2.  **Backward Pass:** The backward RNN receives input in reverse order (e.g., $X_{i4}, X_{i3}, X_{i2}, X_{i1}$). It propagates its hidden state backward (moving from right to left).
3.  **Concatenation:** At every time step ($t$), the outputs (Hidden States) from both the forward and backward RNNs are **concatenated (जोड़ देंगे)**. This combined output is used to calculate the final prediction ($Y_t$).

### C. Resolution of Ambiguity
*   Because of this bidirectional flow, calculating the output ($Y_t$) for an early word (like "Amazon" at $t=1$) includes contributions from the input words that appear later in the sequence ("website").
*   This provides the necessary context to determine whether "Amazon" is an organization or a location.

## III. Mathematical Formulation

A BiRNN requires separate calculations for the forward and backward hidden states and then combines them.

### A. Forward Hidden State ($\vec{H}_t$)
*   This follows the normal RNN equation, depending on the previous time step ($t-1$):
    $$\vec{H}_t = \tanh(W^F \cdot \vec{H}_{t-1} + U \cdot X_t + B^F)$$

### B. Backward Hidden State ($\overleftarrow{H}_t$)
*   This calculation is unique because the input affecting $t$ comes from $t+1$:
    $$\overleftarrow{H}_t = \tanh(W^B \cdot \overleftarrow{H}_{t+1} + U \cdot X_t + B^B)$$
    *   *Note:* $W^F$ (forward weight) and $W^B$ (backward weight) are different.

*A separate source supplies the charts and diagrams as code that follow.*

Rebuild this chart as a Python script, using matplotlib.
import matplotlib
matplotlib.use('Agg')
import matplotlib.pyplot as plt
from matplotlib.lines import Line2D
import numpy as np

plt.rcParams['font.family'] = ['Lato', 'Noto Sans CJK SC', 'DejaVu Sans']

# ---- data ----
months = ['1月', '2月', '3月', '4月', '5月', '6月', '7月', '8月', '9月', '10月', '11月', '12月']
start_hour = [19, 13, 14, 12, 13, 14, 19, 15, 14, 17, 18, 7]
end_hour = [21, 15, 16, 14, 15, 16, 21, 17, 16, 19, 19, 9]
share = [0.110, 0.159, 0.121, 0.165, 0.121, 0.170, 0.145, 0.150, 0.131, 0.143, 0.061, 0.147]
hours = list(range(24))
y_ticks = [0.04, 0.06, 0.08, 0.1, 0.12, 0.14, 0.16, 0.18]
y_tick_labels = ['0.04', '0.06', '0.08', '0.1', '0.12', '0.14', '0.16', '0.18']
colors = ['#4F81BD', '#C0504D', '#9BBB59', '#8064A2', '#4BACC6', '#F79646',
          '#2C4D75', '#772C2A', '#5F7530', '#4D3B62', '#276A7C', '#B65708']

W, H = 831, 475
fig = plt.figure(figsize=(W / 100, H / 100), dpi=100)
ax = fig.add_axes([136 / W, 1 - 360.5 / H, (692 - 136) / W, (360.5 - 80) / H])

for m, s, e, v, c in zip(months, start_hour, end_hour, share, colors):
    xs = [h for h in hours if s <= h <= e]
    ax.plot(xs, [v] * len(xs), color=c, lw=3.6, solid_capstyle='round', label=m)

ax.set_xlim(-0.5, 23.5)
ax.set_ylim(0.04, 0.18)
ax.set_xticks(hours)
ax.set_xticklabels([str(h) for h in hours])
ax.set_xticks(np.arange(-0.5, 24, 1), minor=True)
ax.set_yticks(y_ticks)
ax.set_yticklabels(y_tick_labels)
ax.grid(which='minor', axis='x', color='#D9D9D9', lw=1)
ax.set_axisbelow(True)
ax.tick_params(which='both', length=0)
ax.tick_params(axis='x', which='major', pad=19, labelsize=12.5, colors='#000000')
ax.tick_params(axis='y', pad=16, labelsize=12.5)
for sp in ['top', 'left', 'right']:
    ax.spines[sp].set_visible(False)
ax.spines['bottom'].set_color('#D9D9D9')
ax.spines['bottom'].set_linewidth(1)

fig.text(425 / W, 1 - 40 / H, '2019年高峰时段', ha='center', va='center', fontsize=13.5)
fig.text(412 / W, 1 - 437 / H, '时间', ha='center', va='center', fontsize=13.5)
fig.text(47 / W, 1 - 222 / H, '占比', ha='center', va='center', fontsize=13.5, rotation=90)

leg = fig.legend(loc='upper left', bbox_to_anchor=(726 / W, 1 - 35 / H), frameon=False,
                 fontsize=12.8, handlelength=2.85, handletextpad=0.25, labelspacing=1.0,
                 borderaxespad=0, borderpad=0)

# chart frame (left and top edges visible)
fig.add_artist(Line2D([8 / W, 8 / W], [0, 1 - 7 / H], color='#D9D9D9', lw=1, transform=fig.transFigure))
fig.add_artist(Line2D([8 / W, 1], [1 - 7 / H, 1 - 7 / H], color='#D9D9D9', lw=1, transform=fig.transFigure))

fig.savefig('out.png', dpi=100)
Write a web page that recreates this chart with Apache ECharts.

### C. Final Output ($Y_t$)
*   The final output uses a sigmoid layer over the concatenation of the two calculated hidden states:
    $$Y_t = \sigma(V \cdot [\vec{H}_t, \overleftarrow{H}_t] + B_{\text{out}})$$

## IV. Implementation and Applicability

### A. Extension to Gated Architectures
*   The concept of bidirectional traversal is **applicable to any type of RNN cell**, similar to how the Deep RNN concept applies to all cell types.
*   While the concept is called BiRNN, it is most frequently applied to LSTMs or GRUs.
    *   **BiLSTM** (Bidirectional LSTM)
    *   **BiGRU** (Bidirectional GRU)

### B. Implementation (Keras)
*   Keras provides a **Bidirectional wrapper** that allows the easy creation of a BiRNN, BiLSTM, or BiGRU.
*   The user wraps the chosen RNN layer (e.g., Simple RNN, LSTM, or GRU) inside the `Bidirectional` wrapper.

### C. Parameter Count
*   Because a BiRNN uses **two separate RNNs** (forward and backward), the total number of weights and biases in the bidirectional layer **doubles** compared to a simple unidirectional layer.

## V. Application Areas

BiRNNs generally provide good results in applications where context from both sides of the sequence is valuable:

1.  **Named Entity Recognition (NER):** Requires future context to resolve current word ambiguity.
2.  **Parts of Speech (POS) Tagging:** Determining the grammatical category of a word.
3.  **Machine Translation:** Translation-based applications.
4.  **Sentiment Analysis:** Can outperform normal RNNs in performance.
5.  **Time Series Forecasting:** Used in problems like stock price or weather prediction, where analyzing data forward and backward can help.

## VI. Drawbacks

Using BiRNNs introduces several complications and trade-offs:

1.  **Increased Complexity and Overfitting:** The number of weights and biases **doubles**. This increases the complexity and the risk of **overfitting**. Techniques like **dropout** and **regularization** must be used to mitigate overfitting.
2.  **Increased Training Time:** Due to the higher number of parameters, the training time increases, especially with large datasets.
3.  **Real-time Latency Issues:** BiRNNs require the **entire data** to be available before processing can begin (to allow the backward pass to start from the end).
    *   In real-time applications (e.g., real-time speech recognition), this results in **latency issues** (slow response) because the system must wait for the user to finish speaking the entire sentence before applying the BiRNN.
    *   If the data is not available in one go, BiRNNs are not suitable.